MV5BMTgxMjIyNTc5Nl5BMl5BanBnXkFtZTgwMjgwNDgwNzE@._V1_SX640_SY720_“MUHAFAZA” KAYGISI

Film 1973 yılında vizyona girmişti. Bu süreç de filmin temel aldığı toplumsal koşullar açısından ilginç bir döneme tekabül ediyordu. Söz konusu yıllarda dünyanın dört bir tarafında olduğu gibi Amerika Birleşik Devletleri’nde de kadın hareketi giderek güçlenmeye başlamıştı. 68 kuşağının sol/sosyalist mücadelesi tüm dünyada ciddi etkiler yaratmıştı. Kadınlar piyasa ekonomisi içinde daha çok yer almaya başlamıştı. Aynı dönem boşanma oranlarının arttığı, kadınların tek başına yaşamaya başladığı bir dönemdi. Özellikle 1960’lı yıllardan itibaren Amerika’da muhafazakarlar güç kazanmaya başlamıştı. Bu kuşkusuz sanata da yansıdı. The Exorcist’le hemen hemen aynı dönemde vizyona giren “Godfather” filmi de muhafazakar değerlerin sanata başka bir yansımasıydı. Tıpkı Friedkin gibi, Godfather’ın yönetmeni Francis Ford Coppola da muhafazakar bir isimdi. İki yönetmenin filmlerinde de erkek egemen söylem, kadın temsilindeki sorunlar, dine bakış konusunda paralellikler görülebilir.

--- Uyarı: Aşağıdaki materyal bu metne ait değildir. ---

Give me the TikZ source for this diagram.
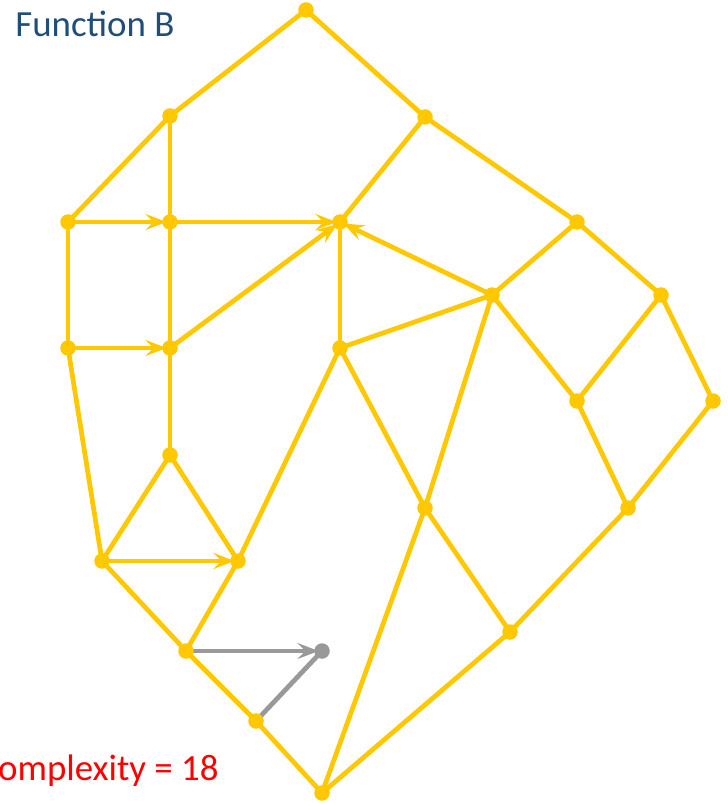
\documentclass[tikz,border=0pt]{standalone}
\usepackage{fontspec}
\setmainfont{Carlito}
\usetikzlibrary{arrows.meta}
\definecolor{flowyellow}{HTML}{FFC800}
\definecolor{deadgray}{HTML}{999999}
\definecolor{titleblue}{HTML}{1F4E79}
\definecolor{noteRed}{HTML}{FF0000}

\tikzset{
  edge/.style={flowyellow, line width=2.7pt},
  flow/.style={edge, -{Stealth[length=0.42cm,width=0.32cm,inset=0.16cm]}, shorten >=2pt},
  dead/.style={deadgray, line width=2.7pt},
  deadflow/.style={dead, -{Stealth[length=0.42cm,width=0.32cm,inset=0.16cm]}, shorten >=2pt},
}

\begin{document}
\begin{tikzpicture}[x=0.02cm, y=-0.02cm]
  \useasboundingbox (0,0) rectangle (727,803);
  % block positions
  \coordinate (a) at (306,10);
  \coordinate (b) at (170,116);
  \coordinate (c) at (425,117);
  \coordinate (d) at (68,222);
  \coordinate (e) at (170,222);
  \coordinate (f) at (340,222);
  \coordinate (g) at (577,222);
  \coordinate (h) at (492,295);
  \coordinate (i) at (661,295);
  \coordinate (j) at (68,348);
  \coordinate (k) at (170,348);
  \coordinate (l) at (340,348);
  \coordinate (m) at (577,401);
  \coordinate (n) at (713,401);
  \coordinate (o) at (170,455);
  \coordinate (p) at (425,508);
  \coordinate (q) at (628,508);
  \coordinate (r) at (102,561);
  \coordinate (s) at (238,561);
  \coordinate (t) at (186,651);
  \coordinate (u) at (322,651);
  \coordinate (v) at (510,632);
  \coordinate (w) at (256,721);
  \coordinate (x) at (322,793);
  % plain edges
  \draw[edge] (a) -- (b);
  \draw[edge] (a) -- (c);
  \draw[edge] (b) -- (d);
  \draw[edge] (b) -- (e);
  \draw[edge] (c) -- (f);
  \draw[edge] (c) -- (g);
  \draw[edge] (d) -- (j);
  \draw[edge] (e) -- (k);
  \draw[edge] (f) -- (l);
  \draw[edge] (g) -- (h);
  \draw[edge] (g) -- (i);
  \draw[edge] (h) -- (l);
  \draw[edge] (h) -- (m);
  \draw[edge] (h) -- (p);
  \draw[edge] (i) -- (m);
  \draw[edge] (i) -- (n);
  \draw[edge] (j) -- (r);
  \draw[edge] (k) -- (o);
  \draw[edge] (l) -- (s);
  \draw[edge] (l) -- (p);
  \draw[edge] (o) -- (r);
  \draw[edge] (o) -- (s);
  \draw[edge] (r) -- (t);
  \draw[edge] (s) -- (t);
  \draw[edge] (t) -- (w);
  \draw[edge] (w) -- (x);
  \draw[edge] (p) -- (x);
  \draw[edge] (p) -- (v);
  \draw[edge] (m) -- (q);
  \draw[edge] (n) -- (q);
  \draw[edge] (q) -- (v);
  \draw[edge] (v) -- (x);
  % directed edges
  \draw[flow] (d) -- (e);
  \draw[flow] (e) -- (f);
  \draw[flow] (h) -- (f);
  \draw[flow] (k) -- (f);
  \draw[flow] (j) -- (k);
  \draw[flow] (r) -- (s);
  % unreachable part
  \draw[deadflow] (t) -- (u);
  \draw[dead] (u) -- (w);
  % dots
  \foreach \v in {a,b,c,d,e,f,g,h,i,j,k,l,m,n,o,p,q,r,s,t,v,w,x}
    \fill[flowyellow] (\v) circle[radius=0.155cm];
  \fill[deadgray] (u) circle[radius=0.155cm];
  % labels
  \node[anchor=base west, inner sep=0pt, text=titleblue, font=\fontsize{21}{25}\selectfont] (title) at (15,37) {Function B};
  \node[anchor=base east, inner sep=0pt, text=noteRed, font=\fontsize{21}{25}\selectfont] (score) at (219,780) {Complexity = 18};
\end{tikzpicture}
\end{document}
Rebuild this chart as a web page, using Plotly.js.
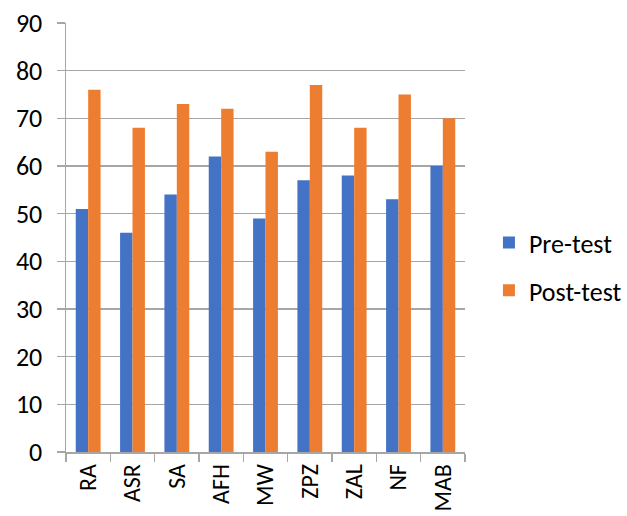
<!DOCTYPE html>
<html><head><meta charset="utf-8">
<script src="https://cdn.plot.ly/plotly-3.0.1.min.js"></script>
<style>body{margin:0;background:#fff}#c{width:627px;height:516px}</style>
</head><body><div id="c"></div>
<script>
const categories = ["RA","ASR","SA","AFH","MW","ZPZ","ZAL","NF","MAB"];
const preTest = [51,46,54,62,49,57,58,53,60];
const postTest = [76,68,73,72,63,77,68,75,70];
const grid = "#a6a6a6";
const fnt = {family:"Carlito, Calibri, 'Open Sans', sans-serif", size:26, color:"#000"};
const xfnt = Object.assign({}, fnt, {size:24});
Plotly.newPlot("c", [
 {type:"bar", name:"Pre-test", legendgroup:"a", x:categories, y:preTest, marker:{color:"#4472c4"}},
 {type:"bar", name:"Post-test", legendgroup:"b", x:categories, y:postTest, marker:{color:"#ed7d31"}}
], {
 width:627, height:516,
 margin:{l:66, r:162, t:23, b:64, autoexpand:false},
 paper_bgcolor:"#fff", plot_bgcolor:"#fff",
 barmode:"group", bargap:0.44, bargroupgap:0,
 font:fnt,
 xaxis:{tickangle:-90, showline:true, linecolor:grid, linewidth:1.5, ticks:"outside", tickson:"boundaries", ticklen:8, tickcolor:grid, tickwidth:1.5, showgrid:false, tickfont:xfnt, ticklabelstandoff:1, automargin:false},
 yaxis:{range:[0,90], dtick:10, showline:true, linecolor:grid, linewidth:1.5, ticks:"outside", ticklen:8, tickcolor:grid, tickwidth:1.5, gridcolor:grid, gridwidth:1.5, zeroline:false, tickfont:fnt, ticklabelstandoff:9, automargin:false},
 legend:{x:1.06, y:0.432, xanchor:"left", yanchor:"middle", font:fnt, itemwidth:30, traceorder:"grouped", tracegroupgap:11},
 showlegend:true
}, {staticPlot:true});
</script></body></html>
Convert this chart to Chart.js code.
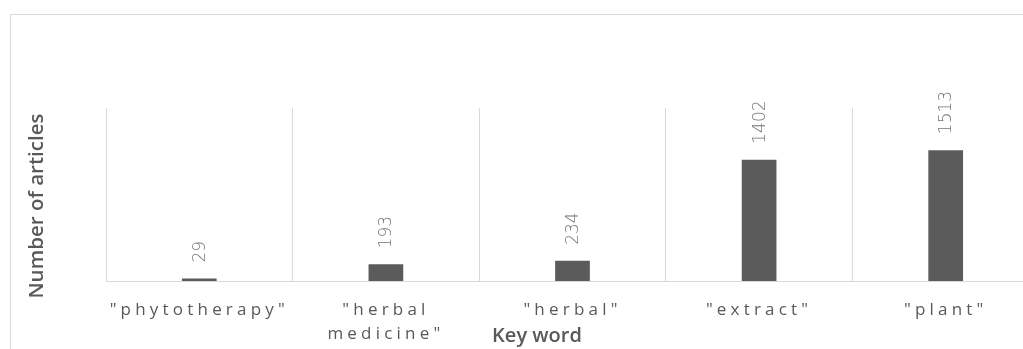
<!DOCTYPE html>
<html>
<head>
<meta charset="utf-8">
<script src="https://cdn.jsdelivr.net/npm/chart.js@4/dist/chart.umd.min.js"></script>
<style>
  html, body { margin: 0; padding: 0; background: #fff; overflow: hidden; width: 1023px; height: 349px; }
  #box { position: absolute; left: 10px; top: 14px; width: 1100px; height: 400px; border: 1px solid #d9d9d9; }
  #chart { position: absolute; left: 0; top: 0; }
</style>
</head>
<body>
<div id="box"></div>
<canvas id="chart" width="1060" height="349"></canvas>
<script>
// keywords searched and the number of articles found for each
var keywords = ['"phytotherapy"', ['"herbal', 'medicine"'], '"herbal"', '"extract"', '"plant"'];
var articles = [29, 193, 234, 1402, 1513];
var yMax = 2000;

var xTitle = 'Key word';
var yTitle = 'Number of articles';

// letter spaced tick labels, plain text for everything else
var spacing = {
  id: 'spacing',
  beforeDraw: function(chart) { chart.ctx.letterSpacing = '4.2px'; },
  beforeDatasetsDraw: function(chart) { chart.ctx.letterSpacing = '0px'; }
};

// vertical value labels above the bars
var barLabels = {
  id: 'barLabels',
  afterDatasetsDraw: function(chart) {
    var ctx = chart.ctx;
    var meta = chart.getDatasetMeta(0);
    meta.data.forEach(function(bar, i) {
      ctx.save();
      ctx.letterSpacing = '0px';
      ctx.translate(bar.x + 1, bar.y - 16);
      ctx.rotate(-Math.PI / 2);
      ctx.font = '300 17px "DejaVu Sans"';
      ctx.fillStyle = '#737373';
      ctx.textAlign = 'left';
      ctx.textBaseline = 'middle';
      ctx.fillText(String(articles[i]), 0, 0);
      ctx.restore();
    });
  }
};

// axis titles sit where the original put them
var axisTitles = {
  id: 'axisTitles',
  afterDraw: function(chart) {
    var ctx = chart.ctx;
    ctx.save();
    ctx.letterSpacing = '0px';
    ctx.fillStyle = '#595959';
    ctx.textAlign = 'center';
    ctx.textBaseline = 'alphabetic';
    ctx.font = '600 20px "Open Sans"';
    ctx.fillText(xTitle, 537, 342);
    ctx.font = '600 20.5px "Open Sans"';
    ctx.translate(43, 206);
    ctx.rotate(-Math.PI / 2);
    ctx.fillText(yTitle, 0, 0);
    ctx.restore();
  }
};

var ctx = document.getElementById('chart').getContext('2d');
var chart = new Chart(ctx, {
  type: 'bar',
  data: {
    labels: keywords,
    datasets: [{
      data: articles,
      backgroundColor: '#5b5b5b',
      barPercentage: 0.186,
      categoryPercentage: 1
    }]
  },
  options: {
    responsive: false,
    animation: false,
    devicePixelRatio: 1,
    layout: { padding: { left: 106, right: 21, top: 108, bottom: 0 } },
    plugins: {
      legend: { display: false },
      tooltip: { enabled: false }
    },
    scales: {
      x: {
        grid: { color: '#d9d9d9', lineWidth: 1, drawTicks: false, offset: true },
        border: { display: true, color: '#d9d9d9', width: 1 },
        ticks: {
          color: '#595959',
          font: { family: '"Open Sans"', size: 17, lineHeight: 1.4 },
          padding: 17,
          maxRotation: 0,
          autoSkip: false
        },
        afterFit: function(scale) { scale.height = 68; }
      },
      y: {
        display: false,
        min: 0,
        max: yMax
      }
    }
  },
  plugins: [spacing, barLabels, axisTitles]
});
</script>
</body>
</html>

Film dünyada öyle büyük bir etkiye neden olmuştu ki, çok geçmeden filmin yeniden çevrimleri ortaya çıktı. Türkiye’de Metin Erksan, “Şeytan” adıyla bir film çekti. Sahnelerin neredeyse bire bir aynı olduğu filmde, rahibin yerini imam, İncilden ayetlerin yerini Fatiha almıştı. Doğaldır ki, aynı muhafazakar bakış Türkiye versiyonunda da görüldü. Giovanni Scognamillo’nun Türk Sinema Tarihi kitabında Metin Erksan’ın The Exorcist’in ikinci bir çevrimini, çekimini yapması ile ilgili olarak şunları söylediğini aktarır: “Saner Film Şirketi Exorcist romanını filme çekmemi istedi. Eseri okumuş, filmi de İngiltere’de görmüştüm. Filmde fazla faydalandım diyemem. Tamamen romana bağlı kaldım, elimden geldiği kadar. Kendi görüşüme uygun olarak sinemalaştırdım.” Erksan böyle söylüyordu ancak filmde sahne ve sekansların birebir örtüştüğü görülüyordu. Filmdeki rahibin imama dönmesi gibi farklılıklar bir yana, tema ve yaklaşım konusunda bir fark yoktu.

IMDB puanları, internette dolaşan en iyi filmler listeleri farkına varmadan muhafazakar hayatı, egemen sınıfın ideolojisini pompalıyor. Pop kültürün sırtında milyonlara ulaşan bu gerici yapı gözden kaçınca, verdiği mesajlar vasıtasıyla aslında çok tehlikeli bir dile izleyiciyi ortak ediyor. Bir filmin heyecanı, oyuncuların performansı ya da yönetmenin uyanıklığı filmdeki metaforların gözden kaçmasına neden olabiliyor. The Exorcist gibi pek çok film, büyük övgülerden ve hayranlık sözlerinden arındırıldığında düpedüz gerici yapısı ile aslında alkıştan ziyade eleştiriyi hak ediyor. Bilime, kadınlara, özgürlüğe karşı dini, erkek egemen söylemi, bağımlı olmayı salık veren bir film olarak The Exorcist, sinema tarihinin “kıymetli” bir filmi olmaktan ziyade, muhafazakar söylemin bir ürünü olarak görevini ifa etmiştir. Ateist bir kadını dindar, bağımsız bir bireyi başkasına muhtaç, bilime inanan bir yurttaşı tıbba inanmaz hale getirecek şekilde temsil etmek, olsa olsa muhafazakar propagandadır.